* **INSTRUCTIONS TO FOLLOW**:
Without the images, write out the whole listing exactly.

* **SUPPLIED INFORMATION**:

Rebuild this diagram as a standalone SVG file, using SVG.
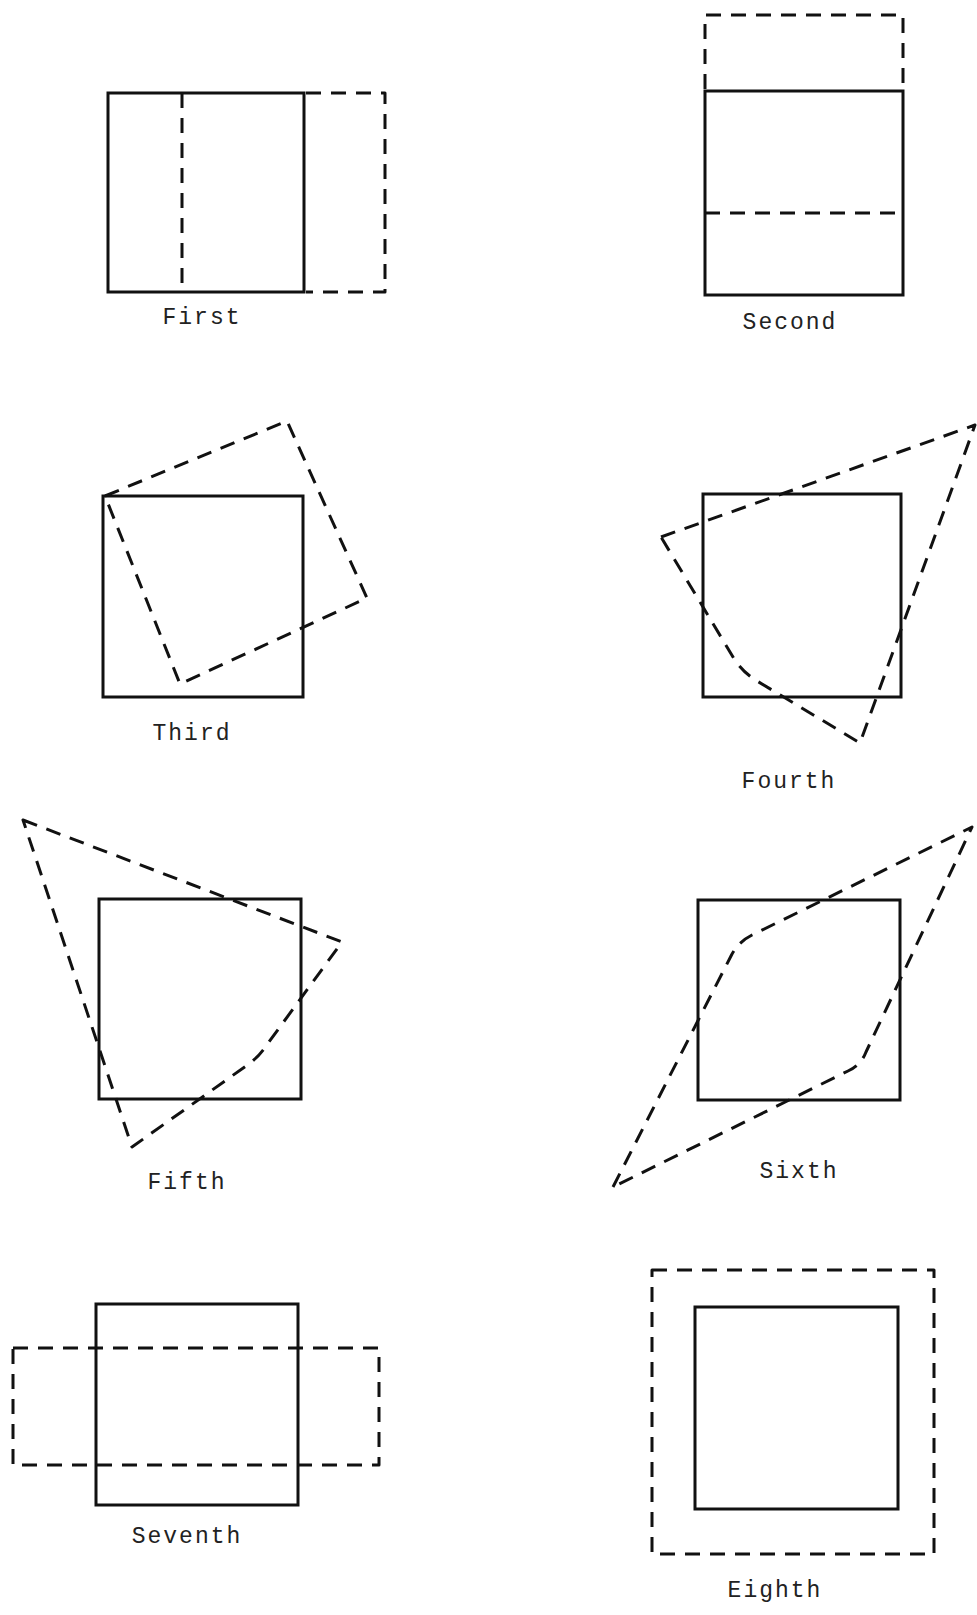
<svg xmlns="http://www.w3.org/2000/svg" width="977" height="1615" viewBox="0 0 977 1615">
<style>
.solid{fill:none;stroke:#111;stroke-width:3;stroke-linejoin:miter}
.dash{fill:none;stroke:#111;stroke-width:3;stroke-dasharray:15 10;stroke-linejoin:round}
.lbl{font-family:"Liberation Mono","DejaVu Sans Mono",monospace;font-size:23px;letter-spacing:2px;fill:#222;text-anchor:middle}
</style>
<rect width="977" height="1615" fill="#fff"/>
<g id="first">
<rect class="solid" x="108" y="93" width="196" height="199"/>
<line class="dash" x1="182" y1="93" x2="182" y2="292"/>
<polyline class="dash" points="306,93 385,93 385,292 306,292"/>
<text class="lbl" x="202" y="324">First</text>
</g>
<g id="second">
<rect class="solid" x="705" y="91" width="198" height="204"/>
<line class="dash" x1="705" y1="213" x2="903" y2="213"/>
<polyline class="dash" points="705,89 705,15 903,15 903,89"/>
<text class="lbl" x="790" y="329">Second</text>
</g>
<g id="third">
<rect class="solid" x="103" y="496" width="200" height="201"/>
<polygon class="dash" points="105,496 287,421 367,598 180,684"/>
<text class="lbl" x="192" y="740">Third</text>
</g>
<g id="fourth">
<rect class="solid" x="703" y="494" width="198" height="203"/>
<path class="dash" d="M661,537 L975,425 L860,743 L757,681 Q742,672 733,657 Z"/>
<text class="lbl" x="789" y="788">Fourth</text>
</g>
<g id="fifth">
<rect class="solid" x="99" y="899" width="202" height="200"/>
<path class="dash" d="M23,820 L342,942 L266,1046 Q258,1058 246,1066 L132,1147 Z"/>
<text class="lbl" x="187" y="1189">Fifth</text>
</g>
<g id="sixth">
<rect class="solid" x="698" y="900" width="202" height="200"/>
<path class="dash" d="M613,1187 L731,956 Q738,942 752,935 L972,827 L866,1052 Q861,1065 848,1071 Z"/>
<text class="lbl" x="799" y="1178">Sixth</text>
</g>
<g id="seventh">
<rect class="solid" x="96" y="1304" width="202" height="201"/>
<rect class="dash" x="13" y="1348" width="366" height="117"/>
<text class="lbl" x="187" y="1543">Seventh</text>
</g>
<g id="eighth">
<rect class="solid" x="695" y="1307" width="203" height="202"/>
<rect class="dash" x="652" y="1270" width="282" height="284"/>
<text class="lbl" x="775" y="1597">Eighth</text>
</g>
</svg>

* **CORRECT RESULT**:
Rebuild this diagram as a standalone SVG file, using SVG.
<svg xmlns="http://www.w3.org/2000/svg" width="977" height="1615" viewBox="0 0 977 1615">
<style>
.solid{fill:none;stroke:#111;stroke-width:3;stroke-linejoin:miter}
.dash{fill:none;stroke:#111;stroke-width:3;stroke-dasharray:15 10;stroke-linejoin:round}
.lbl{font-family:"Liberation Mono","DejaVu Sans Mono",monospace;font-size:23px;letter-spacing:2px;fill:#222;text-anchor:middle}
</style>
<rect width="977" height="1615" fill="#fff"/>
<g id="first">
<rect class="solid" x="108" y="93" width="196" height="199"/>
<line class="dash" x1="182" y1="93" x2="182" y2="292"/>
<polyline class="dash" points="306,93 385,93 385,292 306,292"/>
<text class="lbl" x="202" y="324">First</text>
</g>
<g id="second">
<rect class="solid" x="705" y="91" width="198" height="204"/>
<line class="dash" x1="705" y1="213" x2="903" y2="213"/>
<polyline class="dash" points="705,89 705,15 903,15 903,89"/>
<text class="lbl" x="790" y="329">Second</text>
</g>
<g id="third">
<rect class="solid" x="103" y="496" width="200" height="201"/>
<polygon class="dash" points="105,496 287,421 367,598 180,684"/>
<text class="lbl" x="192" y="740">Third</text>
</g>
<g id="fourth">
<rect class="solid" x="703" y="494" width="198" height="203"/>
<path class="dash" d="M661,537 L975,425 L860,743 L757,681 Q742,672 733,657 Z"/>
<text class="lbl" x="789" y="788">Fourth</text>
</g>
<g id="fifth">
<rect class="solid" x="99" y="899" width="202" height="200"/>
<path class="dash" d="M23,820 L342,942 L266,1046 Q258,1058 246,1066 L132,1147 Z"/>
<text class="lbl" x="187" y="1189">Fifth</text>
</g>
<g id="sixth">
<rect class="solid" x="698" y="900" width="202" height="200"/>
<path class="dash" d="M613,1187 L731,956 Q738,942 752,935 L972,827 L866,1052 Q861,1065 848,1071 Z"/>
<text class="lbl" x="799" y="1178">Sixth</text>
</g>
<g id="seventh">
<rect class="solid" x="96" y="1304" width="202" height="201"/>
<rect class="dash" x="13" y="1348" width="366" height="117"/>
<text class="lbl" x="187" y="1543">Seventh</text>
</g>
<g id="eighth">
<rect class="solid" x="695" y="1307" width="203" height="202"/>
<rect class="dash" x="652" y="1270" width="282" height="284"/>
<text class="lbl" x="775" y="1597">Eighth</text>
</g>
</svg>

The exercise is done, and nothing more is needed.